Chinese Inventor Employed by a Chinese subsidiary of an MNC but Assigning to the MNC or Other Foreign Entity (e.g., IP holding company)
Under the Patent Law of China, the invention belongs to the subsidiary and not the MNC as the inventor is employed by the subsidiary and not the MNC. Export control permissions are needed for transferring the patent application rights from the subsidiary to foreign entity. However, in practice, if the initial applicant on the Chinese patent application is listed as the MNC or other foreign entity, CNIPA will not require a copy of the registration certificate or technology export license. Note though that the transfer may not be legally effective under Chinese law, which may cause significant problems down the road in an acquisition or litigation, etc. Accordingly, best practice in this scenario is to file first under the name of the subsidiary, apply for the certificate or export license, and then record an assignment from the subsidiary to the MNC or other foreign entity.

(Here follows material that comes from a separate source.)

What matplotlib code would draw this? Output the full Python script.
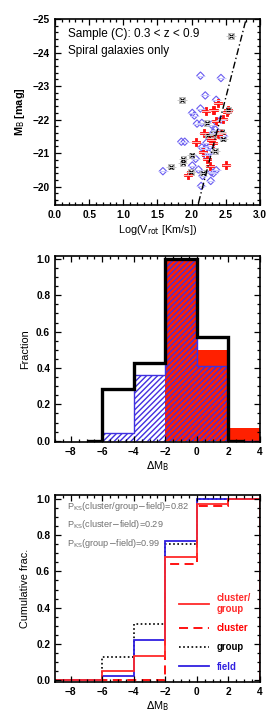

Chinese Inventor Employed by a Chinese subsidiary of an MNC, Initial Applicant is the Chinese Inventor and Later Assigns to MNC or Foreign Entity
Under this scenario, export control permission is required and CNIPA will require the certificate or license before recording an assignment from the inventor to the MNC or other foreign entity.
Chinese Inventor Employed by an MNC and Resides and Invents in the United States and Files First in China
As the invention was made in the United States, no export control permissions are required from China to file a Chinese application in the name of the MNC in China or in the name of the inventor. However, if filed in the name of the inventor, CNIPA will require a certificate or license to assign the patent application to the MNC or other foreign entity. In this case, the applicant may consider providing relevant documents to prove that the invention was indeed invented in the U.S. rather than in China. However, in practice, it may be easier to get the certificate or license than proving invention in the United States.
The Best Practice for Success
While CNIPA may not always require export permissions as indicated by a technology export license or registration certificate, failure to obtain one could lead to challenges to ownership in the future. For example, in extreme cases, failure to properly secure title to Chinese-originated inventions could lead to a failed acquisition during due diligence or dismissal of a patent infringement suit. Accordingly, best practice may be to obtain the required permissions even if CNIPA is not requiring them.